Yalancı ve gerçek epilepsi arasındaki farkın çocuğunuzun zekası kadar parlak olabileceğini biliyor muyuz mesela?

Ufak tefek sessiz bir baba, baskın bir anne ve konuşamayan, babasına benzetilen “geri zekalı” olduğuna karar verilmiş oğlan çocukları ne çok değil mi etrafımızda? Hatırladık mı? Ziyadesi ile zeki olduklarından emin olduğumuz bu çocukların, konuşmayarak geliştirdikleri reddi nasıl haklı bulmayız ki artık?

10 yıl hüküm sürdüğü eve gelen küçük kardeşe karşı oluşan “karşıt tepki geliştirme” türü bir savunma mekanizması, çok seviyormuş gibi abartılmış bir nefret kime uzak ki?

Veya:

Yaşama amacının bilincinde olmayan, varoluşsal bir kaygı üzerine hiç kelam edilmemiş bir çocuğa, getirildiği psikoloğun yaşam amacını monte etmesini bekleyen ailelerin uzak olduğu kendileri…

“Onun neden bu şekilde davrandığını biliyorum” diyen ebeveynler değil; “benim neden bu şekilde davrandığımı biliyorum” diyebilen ergenler ile çözüme ulaşılabileceğini defaatle hatırlatan Adler’in etik ve toplumla buluşturduğu birey dinginliği…

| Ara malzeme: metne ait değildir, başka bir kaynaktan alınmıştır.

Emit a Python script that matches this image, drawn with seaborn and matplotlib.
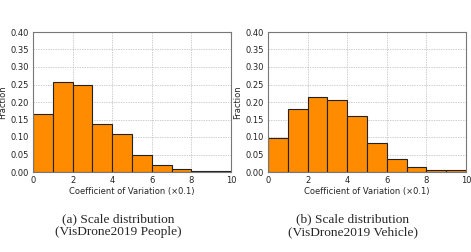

Çocukla ilgili komplekslerin peşine düşüp yetersizliği ortadan kaldırmak çok da zor olmamakla beraber; asıl zor olanın kendi yaptığı ve bedel ödediği hataların hiçbirini yapmayan kusursuz çocuklar isteyen anne-baba nevrozu olduğu gerçeği…

Bir “asfiksi nöbeti”nin hastalığın ve solunum organlarının dili ile “benimle ilgilen yoksa hastalanırım ve üzülürsün” tehdidi olabileceği…

Tüm bunların özelinde gidilen genelde; çocukların da tıpkı bizim gibi silahlarının olabileceğini bilmek ve karşılıklı silahların tanıtıldığı bir savaşın sulhe dönüşme olasılığının daha yüksek olduğuna inanmak gerekir. Tanışmak, tanıtmak, barışmak gerekir! Çünkü, ana yolda, yeterince ve doğru dinlediğiniz çocuk dikkat çekmek için ara yollara gidip kaybolmayı tercih etmeyecektir.

Hem bir anne babanın çocuğunu kötülemesi size de bir yazarın eserini kötülemesi gibi gelmiyor mu? Üstelik bunun kağıdı bile kendinden!